Veolia explains that chocolate ice cream provides 10 percent more energy than vanilla during the AD process, and 20 percent more energy than strawberry. Adding a chocolate flake to the mix could boost the energy efficiency by 20 percent.
The raw material that goes into AD facility would otherwise be sent to landfill. Not only does this project divert waste, but the by-product that is leftover at the end of the anaerobic digestion process is a nutrient-rich fertilizer that can be used by local farms.
The R&R factory, based in Leeming Bar, North Yorkshire, is the UK’s largest producer of own label ice cream as well as top brands such as Nestlé’s Fab, Rowntrees’ Fruit Pastille lollies, Cadbury’s Dairy Milk chocolate sticks, Oreo ice cream and Yoomoo frozen yogurt.
This isn’t the first project that turns ice cream waste into biogas. Unilever also converts ice cream waste from a Dutch Ben & Jerry’s factory into energy for the factory.

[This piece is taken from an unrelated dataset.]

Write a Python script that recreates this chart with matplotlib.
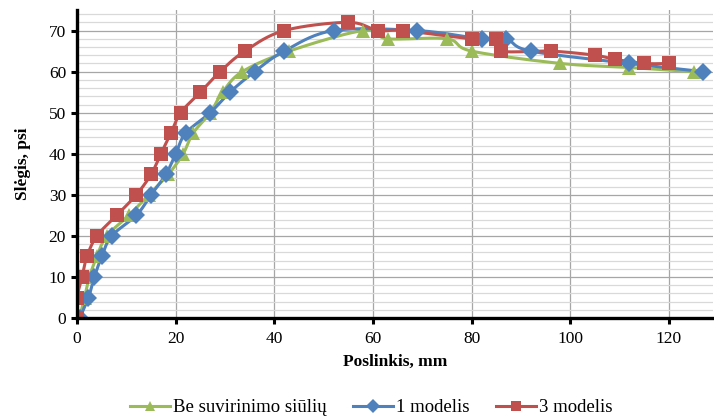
import numpy as np
import matplotlib
matplotlib.use("Agg")
import matplotlib.pyplot as plt
from matplotlib.ticker import MultipleLocator

plt.rcParams['font.family'] = ['Liberation Serif', 'DejaVu Serif']

# Displacement (mm) and pressure (psi) for each specimen
green_x = [0.5, 1.5, 2.5, 4, 6, 10.5, 14.5, 18.5, 21.5, 23.5, 27, 29.5, 33.5, 43, 58, 63, 75, 80, 98, 112, 125]
green_y = [0, 5, 10, 15, 20, 25, 30, 35, 40, 45, 50, 55, 60, 65, 70, 68, 68, 65, 62, 61, 60]

blue_x = [0.5, 2.3, 3.5, 5, 7, 12, 15, 18, 20, 22, 27, 31, 36, 42, 52, 69, 82, 87, 92, 112, 127]
blue_y = [0, 5, 10, 15, 20, 25, 30, 35, 40, 45, 50, 55, 60, 65, 70, 70, 68, 68, 65, 62, 60]

red_x = [0, 0, 1, 2, 4, 8, 12, 15, 17, 19, 21, 25, 29, 34, 42, 55, 61, 66, 80, 85, 86, 96, 105, 109, 115, 120]
red_y = [0, 5, 10, 15, 20, 25, 30, 35, 40, 45, 50, 55, 60, 65, 70, 72, 70, 70, 68, 68, 65, 65, 64, 63, 62, 62]

series = [
    ("Be suvirinimo siūlių", green_x, green_y, "#9BBB59", "^", 10.5),
    ("1 modelis", blue_x, blue_y, "#4F81BD", "D", 9),
    ("3 modelis", red_x, red_y, "#C0504D", "s", 10.5),
]


def smooth(x, y, steps=20):
    """Cardinal (Bezier) spline through the points, like a smoothed line chart."""
    p = np.column_stack([x, y]).astype(float)
    n = len(p)
    out = [p[0]]
    t = np.linspace(0, 1, steps)[1:]
    for i in range(n - 1):
        p0 = p[i - 1] if i > 0 else p[i]
        p1, p2 = p[i], p[i + 1]
        p3 = p[i + 2] if i + 2 < n else p[i + 1]
        c1 = p1 + (p2 - p0) / 6.0
        c2 = p2 - (p3 - p1) / 6.0
        seg = ((1 - t) ** 3)[:, None] * p1 + (3 * (1 - t) ** 2 * t)[:, None] * c1 \
            + (3 * (1 - t) * t ** 2)[:, None] * c2 + (t ** 3)[:, None] * p2
        out.extend(seg)
    out = np.array(out)
    return out[:, 0], out[:, 1]


fig = plt.figure(figsize=(7.14, 4.18), dpi=100)
ax = fig.add_axes([0.108, 0.239, 0.891, 0.737])

for label, x, y, color, marker, ms in series:
    sx, sy = smooth(x, y)
    ax.plot(sx, sy, color=color, lw=2.2, zorder=3, solid_capstyle='round')
    ax.plot(x, y, linestyle='none', marker=marker, color=color, markersize=ms,
            markeredgewidth=0, zorder=4)
    ax.plot([], [], color=color, lw=2.2, marker=marker, markersize=7,
            markeredgewidth=0, label=label)

ax.set_xlim(0, 129)
ax.set_ylim(0, 75)
ax.xaxis.set_major_locator(MultipleLocator(20))
ax.yaxis.set_major_locator(MultipleLocator(10))
ax.yaxis.set_minor_locator(MultipleLocator(2))

ax.grid(which='major', axis='both', color='#A6A6A6', lw=0.9, zorder=0)
ax.grid(which='minor', axis='y', color='#D9D9D9', lw=0.9, zorder=0)
ax.set_axisbelow(True)

for s in ('top', 'right'):
    ax.spines[s].set_visible(False)
for s in ('left', 'bottom'):
    ax.spines[s].set_linewidth(2.4)
    ax.spines[s].set_color('black')
    ax.spines[s].set_zorder(5)

ax.tick_params(which='major', direction='out', length=4, width=2.2, labelsize=12.5, pad=4)
ax.tick_params(which='minor', length=0)
ax.tick_params(axis='x', pad=5)

ax.set_xlabel("Poslinkis, mm", fontsize=12.5, fontweight='bold', labelpad=5)
ax.set_ylabel("Slėgis, psi", fontsize=12.5, fontweight='bold', labelpad=13)

for lab in ax.get_xticklabels() + ax.get_yticklabels():
    lab.set_clip_on(False)

fig.legend(loc='center', bbox_to_anchor=(0.52, 0.025), ncol=3, frameon=False,
           fontsize=13.5, handlelength=2.1, handletextpad=0.15, columnspacing=1.45,
           borderpad=0)

fig.savefig("out.png", dpi=100)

The Veolia gas-to-energy project, one of the region’s largest, will help the UK achieve its government-set goal of 20 percent clean energy by 2020.
Earlier this month Veolia announced it had helped a Michigan waste-to-energy facility maximize its 800KW power output capacity and signed a contract with the plant’s owner for continued operations and maintenance.